Each line from the line with "Generate a web" to the line with "0.30, 1.37, 0];", inclusive, is to be repeated exactly; no other line and no picture belongs in the copy.

┄┄┄┄┄┄

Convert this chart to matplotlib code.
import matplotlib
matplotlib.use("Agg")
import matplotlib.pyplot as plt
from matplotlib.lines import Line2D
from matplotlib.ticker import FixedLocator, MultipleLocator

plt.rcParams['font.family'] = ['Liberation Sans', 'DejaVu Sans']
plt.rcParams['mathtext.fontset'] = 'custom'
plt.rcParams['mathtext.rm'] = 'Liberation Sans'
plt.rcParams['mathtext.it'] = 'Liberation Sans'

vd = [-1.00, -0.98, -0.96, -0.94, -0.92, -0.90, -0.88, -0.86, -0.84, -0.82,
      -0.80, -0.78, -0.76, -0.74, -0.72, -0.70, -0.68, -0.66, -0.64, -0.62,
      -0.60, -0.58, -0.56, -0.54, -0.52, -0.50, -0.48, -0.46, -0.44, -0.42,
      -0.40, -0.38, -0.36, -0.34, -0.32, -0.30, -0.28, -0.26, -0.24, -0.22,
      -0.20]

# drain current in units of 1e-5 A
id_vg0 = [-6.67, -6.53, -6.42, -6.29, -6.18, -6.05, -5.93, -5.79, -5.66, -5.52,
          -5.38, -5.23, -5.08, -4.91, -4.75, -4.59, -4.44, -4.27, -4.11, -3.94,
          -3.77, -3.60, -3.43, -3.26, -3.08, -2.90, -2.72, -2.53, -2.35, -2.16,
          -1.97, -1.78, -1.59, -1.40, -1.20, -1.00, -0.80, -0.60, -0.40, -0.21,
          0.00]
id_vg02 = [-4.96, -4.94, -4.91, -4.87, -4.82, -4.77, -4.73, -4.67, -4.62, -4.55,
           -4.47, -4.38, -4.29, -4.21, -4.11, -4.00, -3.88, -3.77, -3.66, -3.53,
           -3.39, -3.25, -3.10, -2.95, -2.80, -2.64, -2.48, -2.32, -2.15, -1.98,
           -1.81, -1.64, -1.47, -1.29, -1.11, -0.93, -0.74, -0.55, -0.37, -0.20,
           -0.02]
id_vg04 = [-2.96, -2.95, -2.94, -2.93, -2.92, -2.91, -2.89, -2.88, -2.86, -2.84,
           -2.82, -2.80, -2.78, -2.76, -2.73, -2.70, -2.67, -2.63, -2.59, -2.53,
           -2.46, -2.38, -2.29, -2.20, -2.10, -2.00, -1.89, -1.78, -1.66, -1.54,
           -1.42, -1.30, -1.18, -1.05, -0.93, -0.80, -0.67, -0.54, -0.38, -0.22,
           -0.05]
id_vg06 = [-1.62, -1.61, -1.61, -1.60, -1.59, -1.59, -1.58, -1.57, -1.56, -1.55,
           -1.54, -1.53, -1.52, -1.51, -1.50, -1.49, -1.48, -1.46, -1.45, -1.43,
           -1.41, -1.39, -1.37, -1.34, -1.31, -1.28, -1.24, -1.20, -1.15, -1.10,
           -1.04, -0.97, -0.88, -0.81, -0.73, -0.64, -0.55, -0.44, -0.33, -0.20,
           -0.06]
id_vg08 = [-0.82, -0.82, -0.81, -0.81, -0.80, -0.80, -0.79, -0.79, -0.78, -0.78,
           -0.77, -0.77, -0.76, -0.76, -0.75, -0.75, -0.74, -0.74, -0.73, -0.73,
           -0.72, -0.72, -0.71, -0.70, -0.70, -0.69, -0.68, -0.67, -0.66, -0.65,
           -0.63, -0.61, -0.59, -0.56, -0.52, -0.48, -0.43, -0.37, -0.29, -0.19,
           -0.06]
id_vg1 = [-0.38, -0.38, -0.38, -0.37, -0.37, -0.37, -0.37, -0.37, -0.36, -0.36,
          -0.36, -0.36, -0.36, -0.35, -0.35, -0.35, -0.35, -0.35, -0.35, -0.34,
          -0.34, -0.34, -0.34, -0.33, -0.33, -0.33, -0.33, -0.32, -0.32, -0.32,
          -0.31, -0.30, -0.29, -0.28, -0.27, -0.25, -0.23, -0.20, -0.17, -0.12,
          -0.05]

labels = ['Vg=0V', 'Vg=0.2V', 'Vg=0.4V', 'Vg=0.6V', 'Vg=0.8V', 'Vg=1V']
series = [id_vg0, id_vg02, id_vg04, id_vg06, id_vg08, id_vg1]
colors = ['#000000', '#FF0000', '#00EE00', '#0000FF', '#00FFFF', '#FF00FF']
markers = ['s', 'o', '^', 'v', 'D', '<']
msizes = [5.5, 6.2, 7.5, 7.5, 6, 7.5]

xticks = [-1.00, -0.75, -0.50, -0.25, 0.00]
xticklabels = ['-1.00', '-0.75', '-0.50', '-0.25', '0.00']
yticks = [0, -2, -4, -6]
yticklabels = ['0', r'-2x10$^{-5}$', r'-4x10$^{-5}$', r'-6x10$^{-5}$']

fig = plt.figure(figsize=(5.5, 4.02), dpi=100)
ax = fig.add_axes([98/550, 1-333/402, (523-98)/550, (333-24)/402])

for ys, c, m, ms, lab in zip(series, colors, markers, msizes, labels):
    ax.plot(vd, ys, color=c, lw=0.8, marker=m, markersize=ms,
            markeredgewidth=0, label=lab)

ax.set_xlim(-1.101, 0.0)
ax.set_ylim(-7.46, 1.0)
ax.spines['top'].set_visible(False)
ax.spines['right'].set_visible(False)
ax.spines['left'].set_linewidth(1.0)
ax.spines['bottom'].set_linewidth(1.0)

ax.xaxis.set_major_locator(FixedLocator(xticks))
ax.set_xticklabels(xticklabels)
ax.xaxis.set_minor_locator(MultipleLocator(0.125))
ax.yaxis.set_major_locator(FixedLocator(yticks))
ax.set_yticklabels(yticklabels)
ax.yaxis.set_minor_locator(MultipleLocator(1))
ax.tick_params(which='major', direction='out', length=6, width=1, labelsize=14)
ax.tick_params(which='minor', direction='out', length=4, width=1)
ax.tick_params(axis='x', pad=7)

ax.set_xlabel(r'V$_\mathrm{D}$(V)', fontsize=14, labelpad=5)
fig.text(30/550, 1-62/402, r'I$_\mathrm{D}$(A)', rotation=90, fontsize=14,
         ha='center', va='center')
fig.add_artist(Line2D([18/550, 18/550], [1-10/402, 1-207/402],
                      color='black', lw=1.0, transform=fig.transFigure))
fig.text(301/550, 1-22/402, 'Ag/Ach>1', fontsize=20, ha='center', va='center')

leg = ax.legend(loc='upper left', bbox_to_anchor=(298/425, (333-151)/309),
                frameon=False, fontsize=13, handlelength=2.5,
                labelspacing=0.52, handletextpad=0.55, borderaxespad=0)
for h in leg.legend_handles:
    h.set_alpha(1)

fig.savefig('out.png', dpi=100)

┄┄┄┄┄┄

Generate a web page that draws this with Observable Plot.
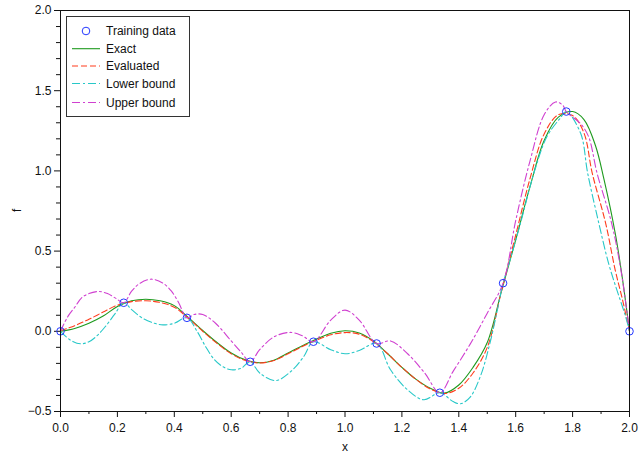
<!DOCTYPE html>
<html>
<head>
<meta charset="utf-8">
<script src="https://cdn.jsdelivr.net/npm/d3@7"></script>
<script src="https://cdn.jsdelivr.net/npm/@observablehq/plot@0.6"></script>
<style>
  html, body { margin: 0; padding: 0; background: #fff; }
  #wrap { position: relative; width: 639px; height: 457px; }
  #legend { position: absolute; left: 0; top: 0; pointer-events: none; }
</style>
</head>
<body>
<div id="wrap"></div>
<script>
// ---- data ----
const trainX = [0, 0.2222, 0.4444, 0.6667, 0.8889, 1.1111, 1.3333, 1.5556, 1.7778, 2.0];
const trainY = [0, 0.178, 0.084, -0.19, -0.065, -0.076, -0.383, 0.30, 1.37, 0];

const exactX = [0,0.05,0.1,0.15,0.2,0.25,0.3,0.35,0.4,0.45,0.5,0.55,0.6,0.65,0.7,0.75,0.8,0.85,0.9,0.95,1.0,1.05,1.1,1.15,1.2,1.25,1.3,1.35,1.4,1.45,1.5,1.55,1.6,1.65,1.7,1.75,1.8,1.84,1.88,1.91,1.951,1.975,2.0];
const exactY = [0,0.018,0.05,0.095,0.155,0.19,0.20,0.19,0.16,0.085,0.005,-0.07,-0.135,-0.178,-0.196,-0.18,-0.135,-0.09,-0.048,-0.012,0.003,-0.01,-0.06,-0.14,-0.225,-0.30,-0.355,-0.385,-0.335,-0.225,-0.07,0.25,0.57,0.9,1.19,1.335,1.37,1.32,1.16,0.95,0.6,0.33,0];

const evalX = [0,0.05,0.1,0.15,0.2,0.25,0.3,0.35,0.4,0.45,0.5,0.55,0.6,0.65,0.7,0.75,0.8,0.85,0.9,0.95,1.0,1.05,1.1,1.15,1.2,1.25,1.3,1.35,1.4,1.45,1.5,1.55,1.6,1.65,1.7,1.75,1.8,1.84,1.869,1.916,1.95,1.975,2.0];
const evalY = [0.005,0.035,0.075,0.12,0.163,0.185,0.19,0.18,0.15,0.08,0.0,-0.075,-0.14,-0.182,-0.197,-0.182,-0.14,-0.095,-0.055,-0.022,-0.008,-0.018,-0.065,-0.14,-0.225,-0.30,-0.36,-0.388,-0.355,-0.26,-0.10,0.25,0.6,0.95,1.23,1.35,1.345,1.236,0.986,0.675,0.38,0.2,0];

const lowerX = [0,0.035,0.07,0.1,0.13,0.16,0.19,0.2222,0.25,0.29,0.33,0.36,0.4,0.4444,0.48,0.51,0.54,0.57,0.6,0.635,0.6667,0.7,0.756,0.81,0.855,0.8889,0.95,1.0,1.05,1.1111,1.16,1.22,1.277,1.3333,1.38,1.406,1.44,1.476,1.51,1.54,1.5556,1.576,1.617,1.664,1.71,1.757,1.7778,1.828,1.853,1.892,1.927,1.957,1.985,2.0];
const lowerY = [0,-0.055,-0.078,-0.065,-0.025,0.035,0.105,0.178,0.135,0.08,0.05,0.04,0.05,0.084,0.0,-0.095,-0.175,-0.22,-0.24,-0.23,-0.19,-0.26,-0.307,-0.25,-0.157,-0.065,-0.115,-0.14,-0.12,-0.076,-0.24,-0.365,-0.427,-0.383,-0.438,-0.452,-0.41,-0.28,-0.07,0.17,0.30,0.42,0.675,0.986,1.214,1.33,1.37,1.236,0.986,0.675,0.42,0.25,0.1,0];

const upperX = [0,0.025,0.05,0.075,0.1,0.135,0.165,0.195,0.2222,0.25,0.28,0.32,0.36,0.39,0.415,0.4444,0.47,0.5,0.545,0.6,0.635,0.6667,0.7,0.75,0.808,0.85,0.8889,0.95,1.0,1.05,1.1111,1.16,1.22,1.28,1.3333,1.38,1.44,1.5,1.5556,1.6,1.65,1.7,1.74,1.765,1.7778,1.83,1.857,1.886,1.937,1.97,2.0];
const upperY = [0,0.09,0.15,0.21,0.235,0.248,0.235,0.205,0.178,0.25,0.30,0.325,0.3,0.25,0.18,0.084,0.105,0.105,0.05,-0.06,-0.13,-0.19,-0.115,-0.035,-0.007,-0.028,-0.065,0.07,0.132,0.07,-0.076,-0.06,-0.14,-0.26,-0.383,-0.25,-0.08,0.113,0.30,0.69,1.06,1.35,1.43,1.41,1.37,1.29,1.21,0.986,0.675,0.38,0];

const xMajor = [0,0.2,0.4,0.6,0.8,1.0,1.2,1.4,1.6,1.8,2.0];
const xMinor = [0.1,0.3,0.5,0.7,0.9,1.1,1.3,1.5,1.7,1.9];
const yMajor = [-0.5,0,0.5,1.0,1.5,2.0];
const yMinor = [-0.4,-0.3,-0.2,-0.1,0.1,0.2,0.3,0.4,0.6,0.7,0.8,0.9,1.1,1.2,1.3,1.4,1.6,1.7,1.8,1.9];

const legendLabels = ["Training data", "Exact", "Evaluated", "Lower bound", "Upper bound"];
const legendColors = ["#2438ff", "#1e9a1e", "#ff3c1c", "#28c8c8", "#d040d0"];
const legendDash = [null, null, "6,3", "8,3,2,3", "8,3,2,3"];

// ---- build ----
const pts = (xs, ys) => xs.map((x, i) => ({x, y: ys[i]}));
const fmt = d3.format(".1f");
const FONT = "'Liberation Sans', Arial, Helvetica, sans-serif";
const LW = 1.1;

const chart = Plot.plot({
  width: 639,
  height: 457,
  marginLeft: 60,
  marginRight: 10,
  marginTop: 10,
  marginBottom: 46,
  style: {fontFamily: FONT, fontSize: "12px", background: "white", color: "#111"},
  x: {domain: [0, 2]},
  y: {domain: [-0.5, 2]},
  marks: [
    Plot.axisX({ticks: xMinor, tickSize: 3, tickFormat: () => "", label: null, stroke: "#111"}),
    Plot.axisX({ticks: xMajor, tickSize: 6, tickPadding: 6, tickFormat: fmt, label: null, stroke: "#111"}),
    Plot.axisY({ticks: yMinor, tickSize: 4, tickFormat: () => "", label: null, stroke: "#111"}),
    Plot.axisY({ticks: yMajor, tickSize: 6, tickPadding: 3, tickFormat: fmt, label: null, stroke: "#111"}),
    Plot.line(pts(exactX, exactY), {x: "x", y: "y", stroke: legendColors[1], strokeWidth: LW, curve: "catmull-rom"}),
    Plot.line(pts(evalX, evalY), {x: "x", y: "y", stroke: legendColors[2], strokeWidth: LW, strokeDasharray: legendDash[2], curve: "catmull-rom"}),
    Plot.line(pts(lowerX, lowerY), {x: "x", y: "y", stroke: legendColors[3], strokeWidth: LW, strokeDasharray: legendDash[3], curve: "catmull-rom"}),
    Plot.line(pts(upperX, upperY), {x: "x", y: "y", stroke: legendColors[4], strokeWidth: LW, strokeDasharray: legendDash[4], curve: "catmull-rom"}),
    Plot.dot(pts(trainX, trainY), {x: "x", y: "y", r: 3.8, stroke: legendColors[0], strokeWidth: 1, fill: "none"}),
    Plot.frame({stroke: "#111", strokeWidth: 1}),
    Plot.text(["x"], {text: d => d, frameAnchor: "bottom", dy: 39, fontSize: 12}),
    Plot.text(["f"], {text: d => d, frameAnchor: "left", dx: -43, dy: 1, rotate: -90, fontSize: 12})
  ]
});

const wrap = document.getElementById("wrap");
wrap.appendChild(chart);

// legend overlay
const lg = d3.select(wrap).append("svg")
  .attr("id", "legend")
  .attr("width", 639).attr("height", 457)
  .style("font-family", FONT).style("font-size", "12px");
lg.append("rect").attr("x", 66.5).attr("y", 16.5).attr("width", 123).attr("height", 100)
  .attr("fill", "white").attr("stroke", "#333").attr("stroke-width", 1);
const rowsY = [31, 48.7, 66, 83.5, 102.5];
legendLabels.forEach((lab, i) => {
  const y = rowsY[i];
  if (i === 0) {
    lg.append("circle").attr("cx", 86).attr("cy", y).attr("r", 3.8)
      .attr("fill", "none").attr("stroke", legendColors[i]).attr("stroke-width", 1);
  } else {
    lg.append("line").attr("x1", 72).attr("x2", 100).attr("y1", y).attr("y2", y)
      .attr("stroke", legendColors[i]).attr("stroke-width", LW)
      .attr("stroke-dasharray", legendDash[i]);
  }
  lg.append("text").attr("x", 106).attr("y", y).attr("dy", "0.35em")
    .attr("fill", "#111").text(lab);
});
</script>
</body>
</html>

┄┄┄┄┄┄

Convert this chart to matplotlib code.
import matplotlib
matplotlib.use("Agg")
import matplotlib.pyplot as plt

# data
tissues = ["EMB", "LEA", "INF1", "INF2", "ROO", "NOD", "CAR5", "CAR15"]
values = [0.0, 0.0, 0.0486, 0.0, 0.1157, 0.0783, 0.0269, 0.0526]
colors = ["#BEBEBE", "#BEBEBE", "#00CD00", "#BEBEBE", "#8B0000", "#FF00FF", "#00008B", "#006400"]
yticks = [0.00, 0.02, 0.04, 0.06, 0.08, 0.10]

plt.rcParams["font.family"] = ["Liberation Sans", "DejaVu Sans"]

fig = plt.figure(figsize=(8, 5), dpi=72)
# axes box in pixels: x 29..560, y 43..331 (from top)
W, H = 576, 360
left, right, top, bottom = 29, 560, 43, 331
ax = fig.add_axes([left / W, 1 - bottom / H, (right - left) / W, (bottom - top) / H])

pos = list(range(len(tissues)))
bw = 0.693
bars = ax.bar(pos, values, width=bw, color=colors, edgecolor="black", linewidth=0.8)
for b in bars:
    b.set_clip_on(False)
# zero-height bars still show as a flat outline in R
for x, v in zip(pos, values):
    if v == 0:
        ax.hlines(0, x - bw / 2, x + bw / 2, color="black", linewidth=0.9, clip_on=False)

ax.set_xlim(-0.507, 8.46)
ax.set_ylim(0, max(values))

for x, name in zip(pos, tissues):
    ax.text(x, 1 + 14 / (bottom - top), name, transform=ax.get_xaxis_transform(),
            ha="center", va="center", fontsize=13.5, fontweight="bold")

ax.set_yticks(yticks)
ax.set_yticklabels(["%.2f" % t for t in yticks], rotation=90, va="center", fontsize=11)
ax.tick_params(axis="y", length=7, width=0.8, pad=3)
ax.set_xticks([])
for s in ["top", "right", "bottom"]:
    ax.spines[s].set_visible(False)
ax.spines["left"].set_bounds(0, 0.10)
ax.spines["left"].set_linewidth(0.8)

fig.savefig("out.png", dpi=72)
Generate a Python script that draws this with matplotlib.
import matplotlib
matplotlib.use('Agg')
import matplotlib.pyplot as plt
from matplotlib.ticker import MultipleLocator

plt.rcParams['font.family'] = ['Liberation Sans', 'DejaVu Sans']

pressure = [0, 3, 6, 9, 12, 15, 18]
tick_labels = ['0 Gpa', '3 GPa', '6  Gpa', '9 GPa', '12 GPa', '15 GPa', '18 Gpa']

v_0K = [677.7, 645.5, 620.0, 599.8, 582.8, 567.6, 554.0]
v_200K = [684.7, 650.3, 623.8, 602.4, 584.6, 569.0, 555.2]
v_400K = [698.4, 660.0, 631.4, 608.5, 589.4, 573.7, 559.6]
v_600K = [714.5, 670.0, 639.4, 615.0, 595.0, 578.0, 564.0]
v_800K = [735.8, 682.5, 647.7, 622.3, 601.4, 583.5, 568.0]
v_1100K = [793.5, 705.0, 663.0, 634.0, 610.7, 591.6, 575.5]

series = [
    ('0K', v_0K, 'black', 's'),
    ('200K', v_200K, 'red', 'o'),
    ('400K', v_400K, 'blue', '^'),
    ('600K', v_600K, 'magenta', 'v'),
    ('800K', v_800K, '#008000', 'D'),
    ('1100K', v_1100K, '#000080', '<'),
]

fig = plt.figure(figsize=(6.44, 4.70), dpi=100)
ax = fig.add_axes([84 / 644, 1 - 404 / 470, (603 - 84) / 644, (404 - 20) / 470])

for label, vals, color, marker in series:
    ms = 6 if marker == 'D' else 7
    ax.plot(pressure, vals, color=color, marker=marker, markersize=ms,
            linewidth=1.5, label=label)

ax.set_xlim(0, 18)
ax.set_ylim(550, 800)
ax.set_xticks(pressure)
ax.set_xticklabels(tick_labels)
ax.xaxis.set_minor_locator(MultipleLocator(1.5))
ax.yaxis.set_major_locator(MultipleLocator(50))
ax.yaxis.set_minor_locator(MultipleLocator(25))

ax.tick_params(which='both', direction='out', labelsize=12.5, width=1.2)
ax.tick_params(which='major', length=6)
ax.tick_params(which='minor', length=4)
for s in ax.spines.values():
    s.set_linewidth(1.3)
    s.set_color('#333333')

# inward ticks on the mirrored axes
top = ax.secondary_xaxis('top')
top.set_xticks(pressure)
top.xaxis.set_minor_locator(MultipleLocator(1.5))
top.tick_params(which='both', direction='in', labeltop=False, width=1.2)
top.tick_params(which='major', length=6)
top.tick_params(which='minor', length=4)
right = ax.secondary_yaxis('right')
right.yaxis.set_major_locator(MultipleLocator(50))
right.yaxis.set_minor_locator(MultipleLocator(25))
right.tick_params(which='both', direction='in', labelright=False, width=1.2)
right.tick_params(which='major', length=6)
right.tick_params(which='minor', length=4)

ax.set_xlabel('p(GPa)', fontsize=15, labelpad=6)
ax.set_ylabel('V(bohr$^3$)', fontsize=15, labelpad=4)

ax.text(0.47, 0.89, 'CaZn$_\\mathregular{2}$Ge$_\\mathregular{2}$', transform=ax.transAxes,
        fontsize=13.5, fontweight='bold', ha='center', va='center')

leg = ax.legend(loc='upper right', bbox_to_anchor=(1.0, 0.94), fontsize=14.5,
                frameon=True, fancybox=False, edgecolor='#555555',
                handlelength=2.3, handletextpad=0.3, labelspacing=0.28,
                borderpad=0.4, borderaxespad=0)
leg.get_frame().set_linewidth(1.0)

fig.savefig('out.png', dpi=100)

┄┄┄┄┄┄

WRITTEN RESPONSE:
Generate a web page that draws this with Observable Plot.
<!DOCTYPE html>
<html>
<head>
<meta charset="utf-8">
<script src="https://cdn.jsdelivr.net/npm/d3@7"></script>
<script src="https://cdn.jsdelivr.net/npm/@observablehq/plot@0.6"></script>
<style>
  html, body { margin: 0; padding: 0; background: #fff; }
  #wrap { position: relative; width: 639px; height: 457px; }
  #legend { position: absolute; left: 0; top: 0; pointer-events: none; }
</style>
</head>
<body>
<div id="wrap"></div>
<script>
// ---- data ----
const trainX = [0, 0.2222, 0.4444, 0.6667, 0.8889, 1.1111, 1.3333, 1.5556, 1.7778, 2.0];
const trainY = [0, 0.178, 0.084, -0.19, -0.065, -0.076, -0.383, 0.30, 1.37, 0];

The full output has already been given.